Directions for this task ▸ Repeat everything from the first line of the listing below through the line that contains "red_vals = [1.91, 0.95, 5.12]", exactly. Leave out pictures.

Data in this exercise ▸

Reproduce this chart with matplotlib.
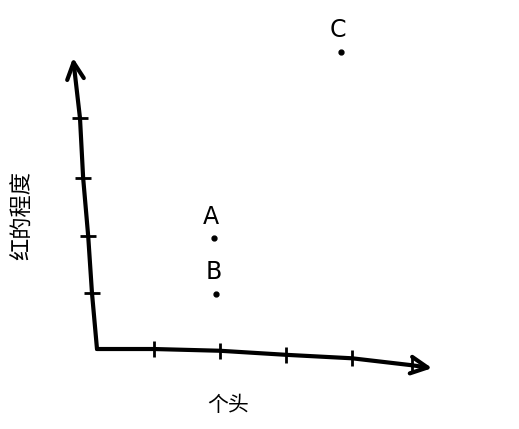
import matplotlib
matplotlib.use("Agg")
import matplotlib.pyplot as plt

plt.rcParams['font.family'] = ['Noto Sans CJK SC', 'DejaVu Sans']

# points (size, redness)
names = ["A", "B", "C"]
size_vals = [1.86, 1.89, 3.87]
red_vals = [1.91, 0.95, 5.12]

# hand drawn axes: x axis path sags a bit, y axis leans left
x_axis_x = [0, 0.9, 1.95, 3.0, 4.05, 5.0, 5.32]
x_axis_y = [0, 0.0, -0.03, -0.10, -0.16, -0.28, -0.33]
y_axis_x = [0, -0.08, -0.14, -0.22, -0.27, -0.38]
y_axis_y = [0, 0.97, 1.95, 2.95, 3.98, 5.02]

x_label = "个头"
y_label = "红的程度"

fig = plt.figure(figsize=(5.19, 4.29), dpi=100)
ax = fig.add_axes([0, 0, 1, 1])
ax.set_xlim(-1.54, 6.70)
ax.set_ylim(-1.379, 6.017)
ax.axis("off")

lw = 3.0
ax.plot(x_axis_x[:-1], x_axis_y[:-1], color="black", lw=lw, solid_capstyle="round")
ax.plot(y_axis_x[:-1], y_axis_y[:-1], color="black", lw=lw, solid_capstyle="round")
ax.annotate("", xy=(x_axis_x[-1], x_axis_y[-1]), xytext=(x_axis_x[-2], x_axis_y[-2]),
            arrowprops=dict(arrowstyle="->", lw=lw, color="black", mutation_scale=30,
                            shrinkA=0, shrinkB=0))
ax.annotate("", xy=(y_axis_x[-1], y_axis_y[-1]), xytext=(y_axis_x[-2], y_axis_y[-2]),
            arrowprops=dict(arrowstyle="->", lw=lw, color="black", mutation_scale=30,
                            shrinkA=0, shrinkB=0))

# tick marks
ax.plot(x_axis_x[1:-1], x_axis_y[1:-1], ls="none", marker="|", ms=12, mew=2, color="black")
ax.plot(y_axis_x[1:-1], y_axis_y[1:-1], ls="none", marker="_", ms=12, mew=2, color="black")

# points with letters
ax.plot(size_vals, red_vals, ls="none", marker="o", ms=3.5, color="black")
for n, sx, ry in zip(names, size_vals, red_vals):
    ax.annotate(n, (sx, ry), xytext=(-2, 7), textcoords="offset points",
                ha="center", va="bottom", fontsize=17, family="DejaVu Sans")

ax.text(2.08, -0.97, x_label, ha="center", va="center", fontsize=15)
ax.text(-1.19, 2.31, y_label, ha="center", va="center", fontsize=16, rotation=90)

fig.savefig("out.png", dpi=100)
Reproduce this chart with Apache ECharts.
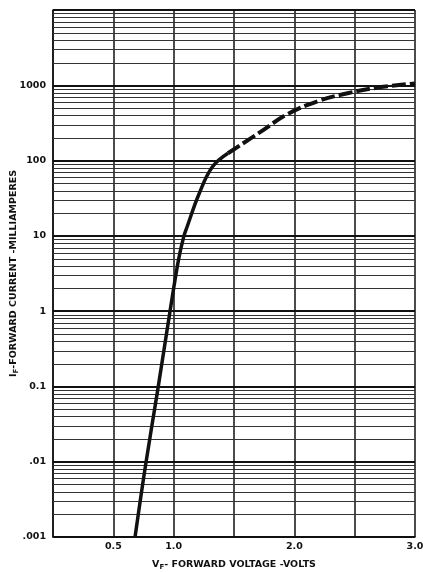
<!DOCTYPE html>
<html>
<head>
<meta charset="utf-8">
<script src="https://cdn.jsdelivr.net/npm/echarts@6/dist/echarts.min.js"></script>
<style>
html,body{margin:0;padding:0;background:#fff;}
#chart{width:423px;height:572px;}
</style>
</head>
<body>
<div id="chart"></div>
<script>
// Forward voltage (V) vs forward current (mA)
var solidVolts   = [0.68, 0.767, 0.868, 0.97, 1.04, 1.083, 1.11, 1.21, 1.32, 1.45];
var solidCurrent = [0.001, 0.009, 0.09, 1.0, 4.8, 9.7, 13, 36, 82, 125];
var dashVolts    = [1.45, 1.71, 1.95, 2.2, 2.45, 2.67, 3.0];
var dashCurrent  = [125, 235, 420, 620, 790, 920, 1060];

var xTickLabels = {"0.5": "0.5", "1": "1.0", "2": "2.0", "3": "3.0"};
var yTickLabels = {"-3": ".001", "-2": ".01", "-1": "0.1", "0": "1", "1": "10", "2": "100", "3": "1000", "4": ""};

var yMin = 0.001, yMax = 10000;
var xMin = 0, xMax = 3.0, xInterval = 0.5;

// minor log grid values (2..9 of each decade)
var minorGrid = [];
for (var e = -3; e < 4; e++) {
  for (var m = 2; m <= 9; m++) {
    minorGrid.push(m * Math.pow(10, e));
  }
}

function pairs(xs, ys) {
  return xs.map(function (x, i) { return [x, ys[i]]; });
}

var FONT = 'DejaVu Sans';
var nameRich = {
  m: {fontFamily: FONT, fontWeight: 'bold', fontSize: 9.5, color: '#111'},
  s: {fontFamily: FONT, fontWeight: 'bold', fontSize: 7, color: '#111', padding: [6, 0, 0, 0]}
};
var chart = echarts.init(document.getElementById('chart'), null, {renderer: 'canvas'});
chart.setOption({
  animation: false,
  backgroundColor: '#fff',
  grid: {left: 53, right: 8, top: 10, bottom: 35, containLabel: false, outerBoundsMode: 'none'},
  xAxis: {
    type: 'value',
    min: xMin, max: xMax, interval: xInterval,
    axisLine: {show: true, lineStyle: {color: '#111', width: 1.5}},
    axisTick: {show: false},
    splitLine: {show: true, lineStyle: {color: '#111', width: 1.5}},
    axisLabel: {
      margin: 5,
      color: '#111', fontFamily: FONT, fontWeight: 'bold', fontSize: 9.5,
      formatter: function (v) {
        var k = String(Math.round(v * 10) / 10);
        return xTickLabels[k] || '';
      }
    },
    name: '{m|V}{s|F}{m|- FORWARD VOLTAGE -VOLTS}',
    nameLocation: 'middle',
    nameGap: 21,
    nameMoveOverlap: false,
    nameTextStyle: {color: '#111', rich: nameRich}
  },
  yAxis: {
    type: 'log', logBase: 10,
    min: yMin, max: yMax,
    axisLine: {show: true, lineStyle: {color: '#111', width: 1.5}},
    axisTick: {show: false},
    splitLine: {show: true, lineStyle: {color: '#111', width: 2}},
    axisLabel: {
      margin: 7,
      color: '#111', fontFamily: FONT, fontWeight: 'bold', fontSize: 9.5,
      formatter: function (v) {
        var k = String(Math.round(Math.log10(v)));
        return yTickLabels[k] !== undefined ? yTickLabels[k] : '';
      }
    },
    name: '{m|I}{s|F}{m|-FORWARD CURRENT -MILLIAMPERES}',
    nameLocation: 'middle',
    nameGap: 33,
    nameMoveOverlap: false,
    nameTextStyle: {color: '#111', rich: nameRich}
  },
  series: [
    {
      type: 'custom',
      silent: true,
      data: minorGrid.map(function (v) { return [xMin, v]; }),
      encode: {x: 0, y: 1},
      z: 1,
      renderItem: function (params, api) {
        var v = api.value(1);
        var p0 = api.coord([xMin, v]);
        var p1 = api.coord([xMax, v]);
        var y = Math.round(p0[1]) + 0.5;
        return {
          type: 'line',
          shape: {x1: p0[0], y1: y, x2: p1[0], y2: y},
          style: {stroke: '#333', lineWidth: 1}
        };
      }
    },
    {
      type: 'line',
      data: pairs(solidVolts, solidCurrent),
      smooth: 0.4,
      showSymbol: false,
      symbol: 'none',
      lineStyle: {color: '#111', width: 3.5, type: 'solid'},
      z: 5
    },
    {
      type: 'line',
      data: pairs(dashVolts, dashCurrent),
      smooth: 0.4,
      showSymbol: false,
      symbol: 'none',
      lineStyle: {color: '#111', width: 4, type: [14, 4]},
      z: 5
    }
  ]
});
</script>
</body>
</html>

Worked solution ▸
Reproduce this chart with matplotlib.
import matplotlib
matplotlib.use("Agg")
import matplotlib.pyplot as plt

plt.rcParams['font.family'] = ['Noto Sans CJK SC', 'DejaVu Sans']

# points (size, redness)
names = ["A", "B", "C"]
size_vals = [1.86, 1.89, 3.87]
red_vals = [1.91, 0.95, 5.12]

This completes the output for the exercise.